A chiusura del 2016 arriva l’importante Sentenza n. 25201 della Cassazione in materia di licenziamento per giusta causa. In estrema sintesi, i giudici hanno stabilito che non è loro compito entrare nel merito delle scelte imprenditoriali: è stata pertanto ritenuta legittima la decisione di licenziare un dipendente al solo fine di incrementare i profitti aziendali.
Gli stessi giudici si sono invece riservati il compito di verificare la reale sussistenza dei motivi indicati dall’imprenditore. Non si può dire a Caio “ti sto licenziando per aumentare i profitti” se poi si scopre che è una scusa per assumere Tizio il giorno dopo.
Quest’orientamento “liberale” della Cassazione è ancora minoritario. Come spiegano alcuni esperti al FattoQuotidiano sarebbe opportuno un intervento delle Sezioni Unite, per capire se d’ora i giudici dovranno tener necessariamente conto di questo principio e non più di quello per cui – sempre in estrema sintesi – si può licenziare soltanto per evitare il fallimento dell’impresa (i due orientamenti sono esposti con chiarezza nelle motivazioni della Sentenza, che si possono leggere a questo link).
La lettura di tali motivazioni permette di fare alcune considerazioni di carattere generale. I giudici dicono infatti che non ci sono mai state delle ragioni – di carattere giuridico – che hanno imposto una lettura delle norme sui licenziamenti ad esclusivo vantaggio del lavoratore.
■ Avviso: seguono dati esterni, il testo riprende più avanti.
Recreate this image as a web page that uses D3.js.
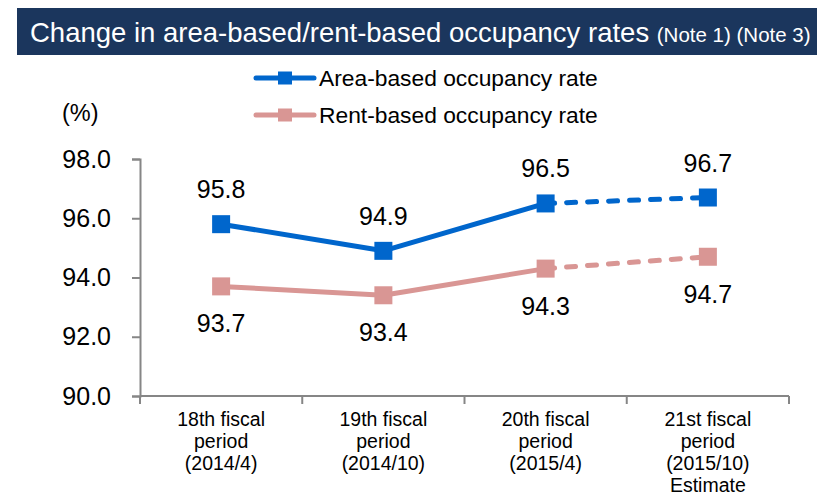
<!DOCTYPE html>
<html>
<head>
<meta charset="utf-8">
<script src="https://cdn.jsdelivr.net/npm/d3@7"></script>
<style>
  body { margin: 0; background: #fff; }
  svg { display: block; font-family: "Liberation Sans", Arial, sans-serif; }
</style>
</head>
<body>
<svg id="chart" width="817" height="496"></svg>
<script>
const periods = ["18th", "19th", "20th", "21st"];
const periodLabels = [
  ["18th fiscal", "period", "(2014/4)"],
  ["19th fiscal", "period", "(2014/10)"],
  ["20th fiscal", "period", "(2015/4)"],
  ["21st fiscal", "period", "(2015/10)", "Estimate"]
];
const areaRate = [95.8, 94.9, 96.5, 96.7];
const rentRate = [93.7, 93.4, 94.3, 94.7];
const yTicks = [90, 92, 94, 96, 98];

const colors = { area: "#0066cc", rent: "#d99694" };

const svg = d3.select("#chart");
const margin = { top: 159, right: 28, bottom: 100, left: 140 };
const width = +svg.attr("width");
const height = +svg.attr("height");

// title bar
svg.append("rect")
  .attr("x", 17).attr("y", 8)
  .attr("width", width - 17).attr("height", 47)
  .attr("fill", "#1b365d");

const title = svg.append("text")
  .attr("x", 30).attr("y", 42)
  .attr("fill", "#fff");
title.append("tspan").attr("font-size", 27.5).text("Change in area-based/rent-based occupancy rates ");
title.append("tspan").attr("font-size", 20.5).text("(Note 1) (Note 3)");

const x = d3.scaleBand()
  .domain(periods)
  .range([margin.left, width - margin.right]);

const y = d3.scaleLinear()
  .domain([90, 98])
  .range([height - margin.bottom, margin.top]);

// Y-axis
const yAxis = svg.append("g")
  .attr("transform", `translate(${margin.left},0)`)
  .call(d3.axisLeft(y).tickValues(yTicks).tickFormat(d3.format(".1f")).tickSize(8).tickPadding(21));
yAxis.select(".domain").attr("stroke", "#868686").attr("stroke-width", 2);
yAxis.selectAll(".tick line").attr("stroke", "#868686").attr("stroke-width", 2);
yAxis.selectAll(".tick text").attr("font-size", 25).attr("fill", "#000")
  .style("font-family", "'Liberation Sans', Arial, sans-serif");

// X-axis
const xAxis = svg.append("g")
  .attr("transform", `translate(0,${height - margin.bottom})`);
xAxis.append("line")
  .attr("x1", margin.left).attr("x2", width - margin.right)
  .attr("stroke", "#868686").attr("stroke-width", 2);
const bounds = periods.map(p => x(p)).concat([x.range()[1]]);
xAxis.selectAll(".bound").data(bounds).enter().append("line")
  .attr("x1", d => d).attr("x2", d => d)
  .attr("y1", 0).attr("y2", 8)
  .attr("stroke", "#868686").attr("stroke-width", 2);

periods.forEach((p, i) => {
  const t = xAxis.append("text")
    .attr("text-anchor", "middle")
    .attr("font-size", 19.5)
    .attr("fill", "#000");
  periodLabels[i].forEach((line, j) => {
    t.append("tspan")
      .attr("x", x(p) + x.bandwidth() / 2)
      .attr("y", 30 + j * 22)
      .text(line);
  });
});

// "(%)"
svg.append("text")
  .attr("x", 62).attr("y", 121)
  .attr("font-size", 23.5)
  .text("(%)");

// lines
function drawSeries(values, color, labelDy) {
  const pts = values.map((v, i) => [x(periods[i]) + x.bandwidth() / 2, y(v)]);
  const line = d3.line();
  svg.append("path")
    .attr("d", line(pts.slice(0, 3)))
    .attr("fill", "none").attr("stroke", color).attr("stroke-width", 5)
    .attr("stroke-linejoin", "round");
  svg.append("path")
    .attr("d", line(pts.slice(2)))
    .attr("fill", "none").attr("stroke", color).attr("stroke-width", 5)
    .attr("stroke-dasharray", "9,12")
    .attr("stroke-linecap", "round");
  svg.selectAll(null).data(pts).enter().append("rect")
    .attr("x", d => d[0] - 9).attr("y", d => d[1] - 9)
    .attr("width", 18).attr("height", 18)
    .attr("fill", color);
  svg.selectAll(null).data(values).enter().append("text")
    .attr("x", (d, i) => pts[i][0])
    .attr("y", (d, i) => pts[i][1] + labelDy)
    .attr("text-anchor", "middle")
    .attr("font-size", 25)
    .attr("fill", "#000")
    .text(d => d3.format(".1f")(d));
}

drawSeries(areaRate, colors.area, -26);
drawSeries(rentRate, colors.rent, 46);

// legend
const legend = [
  { label: "Area-based occupancy rate", color: colors.area, y: 78 },
  { label: "Rent-based occupancy rate", color: colors.rent, y: 115 }
];
legend.forEach(l => {
  svg.append("line")
    .attr("x1", 256).attr("x2", 314)
    .attr("y1", l.y).attr("y2", l.y)
    .attr("stroke", l.color).attr("stroke-width", 5)
    .attr("stroke-linecap", "round");
  svg.append("rect")
    .attr("x", 278).attr("y", l.y - 6.5)
    .attr("width", 14).attr("height", 13)
    .attr("fill", l.color);
  svg.append("text")
    .attr("x", 319).attr("y", l.y + 8)
    .attr("font-size", 22.8)
    .attr("fill", "#000")
    .text(l.label);
});
</script>
</body>
</html>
Il fatto che, finora, quasi tutte le cause di licenziamento si siano risolte a favore del lavoratore non è dunque dipeso dalla legge, ma dalla personale concezione di giustizia dei magistrati: i quali hanno generalmente preferito tutelare il dipendente licenziato (considerato parte debole a prescindere) rispetto al datore di lavoro.
La reazione degli imprenditori è stata quella di limitare i contratti a tempo indeterminato. Si può dunque dire che aver difeso il posto fisso di alcuni lavoratori ha avuto come conseguenza l’affermazione su larga scala del precariato (dai vari cococo e cocopro ai voucher di cui si parla oggi).
Lo stesso jobs act del governo Renzi è stato presentato come un modo per consentire alle imprese di assumere a tempo indeterminato, senza il terrore di non potersi più liberare di un lavoratore sgradito. Versando un semplice indennizzo, è oggi infatti possibile licenziare anche senza giusta causa.
Si può pertanto dire che, se i giudici avessero tenuto da subito in considerazione anche le esigenze dell’impresa, non si sarebbe probabilmente arrivati a un sistema nel quale è diventato possibile licenziare Caio per fare posto a Tizio.
C’è poi chi sostiene che anche il sistema dell’indennizzo sia una limitazione della libertà d’impresa. “Con i miei soldi assumo chi voglio” dicono (o perlomeno pensano) gli imprenditori. Sarebbe in effetti opportuno valutare la possibilità d’introdurre un doppio binario: alle aziende che non hanno mai usufruito di alcun incentivo pubblico potrebbe essere concessa la possibilità di gestire in piena autonomia la forza lavoro. Chi invece sceglie di utilizzare soldi pubblici dovrebbe tener conto delle esigenze della collettività.
Se non altro sarebbe un modo per distinguere gli imprenditori dai “prenditori” di contributi.